In a statement, the AIIMS said that when Pushkar signed up for the job as tunnel excavation worker, he didn’t know he had ventricular septal defect — a hole in the wall separating the two ventricles, or lower chambers of the heart.

"Dr Varun Kumar, a cardiologist found during routine checkup of Pushkar that he had a hole in his heart since his birth but he didn't know this…. It was a complicated operation which became successful," the statement said.

"The specialist doctors of AIIMS conducted open heart surgery on Pushkar last week and he was released on Friday."

While the routine checkup — a consequence of the tunnel ordeal — turned out to be a blessing, Pushkar would have had to go without medical assistance had a health emergency occurred while he was trapped inside the collapsed tunnel.

The AIIMS said that "chief minister Pushkar Singh Dhami was taking updates in the case regularly" and that "he was operated under Atal Ayushman Health Scheme".

Dhami is an MLA from Champawat. Poor people get health insurance of Rs 5 lakh under the central government scheme.
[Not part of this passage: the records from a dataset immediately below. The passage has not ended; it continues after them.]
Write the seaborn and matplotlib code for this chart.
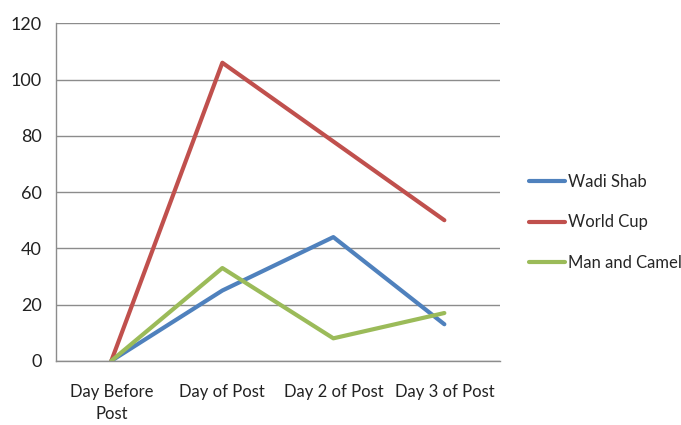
import pandas as pd
import matplotlib.pyplot as plt
import seaborn as sns

# data
days = ['Day Before\nPost', 'Day of Post', 'Day 2 of Post', 'Day 3 of Post']
wadi_shab = [0, 25, 44, 13]
world_cup = [0, 106, 78, 50]
man_and_camel = [0, 33, 8, 17]
series_names = ['Wadi Shab', 'World Cup', 'Man and Camel']
colors = ['#4F81BD', '#C0504D', '#9BBB59']

df = pd.DataFrame({
    'Day': list(range(len(days))) * 3,
    'Views': wadi_shab + world_cup + man_and_camel,
    'Post': [n for n in series_names for _ in days],
})

sns.set_style('white')
plt.rcParams['font.family'] = ['Lato', 'DejaVu Sans']

fig = plt.figure(figsize=(6.81, 4.25), dpi=100)
ax = fig.add_axes([0.082, 0.151, 0.652, 0.794])

sns.lineplot(data=df, x='Day', y='Views', hue='Post', palette=colors,
             hue_order=series_names, linewidth=3, ax=ax)

ax.set_xlim(-0.5, 3.5)
ax.set_ylim(0, 120)
ax.set_yticks(range(0, 121, 20))
ax.set_xticks(range(len(days)))
ax.set_xticklabels(days, linespacing=1.45)
ax.set_xticks([i - 0.5 for i in range(len(days) + 1)], minor=True)
ax.tick_params(axis='x', which='major', length=0, pad=17, labelsize=12, labelcolor='#222222')
ax.tick_params(axis='x', which='minor', length=7, color='#8c8c8c', width=1)
ax.tick_params(axis='y', length=6, color='#8c8c8c', labelsize=13, labelcolor='#222222', pad=4)

ax.grid(axis='y', color='#8c8c8c', linewidth=1)
ax.set_axisbelow(True)
for side in ['top', 'right']:
    ax.spines[side].set_visible(False)
for side in ['left', 'bottom']:
    ax.spines[side].set_color('#8c8c8c')
    ax.spines[side].set_linewidth(1)

ax.set_xlabel('')
ax.set_ylabel('')

ax.legend(loc='center left', bbox_to_anchor=(1.05, 0.41), frameon=False,
          fontsize=12, handlelength=2.2, handletextpad=0.15, labelspacing=1.45,
          borderaxespad=0)

fig.savefig('out.png', dpi=100)
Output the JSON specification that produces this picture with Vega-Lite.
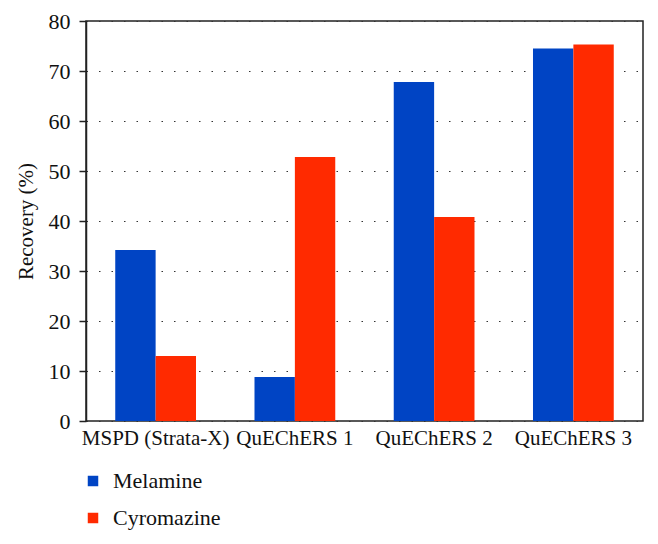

"Pushkar wouldn’t have known about his disease if he were not admitted to AIIMS after being brought out of the tunnel," Dr Anshuman Darbari of the heart and lungs surgery department said.

"He was not prepared for surgery when he and the other 40 labourers were discharged from the hospital on December 1. He was admitted here again last week and the operation was done on December 28."

Pushkar didn't talk to reporters in his village. His father Ram Singh Airi said: "He is fine now and taking rest. The doctors told us he had this problem since birth, but we didn’t know about it."

Forty-one labourers were trapped in the Silkyara-Barkot tunnel on November 12 morning when a cave-in blocked the tunnel’s mouth with a 57-metre-thick barrier of debris.

A host of Indian and foreign experts and agencies, and imported auger machines, failed to dig through more than 45 metres of the debris because of metallic obstructions.

Finally, a group of rat-hole miners from New Delhi, experienced in digging through narrow tunnels and cleaning choked sewer lines, manually cleared the remaining 12 metres of debris and rescued the trapped workers on November 28 evening.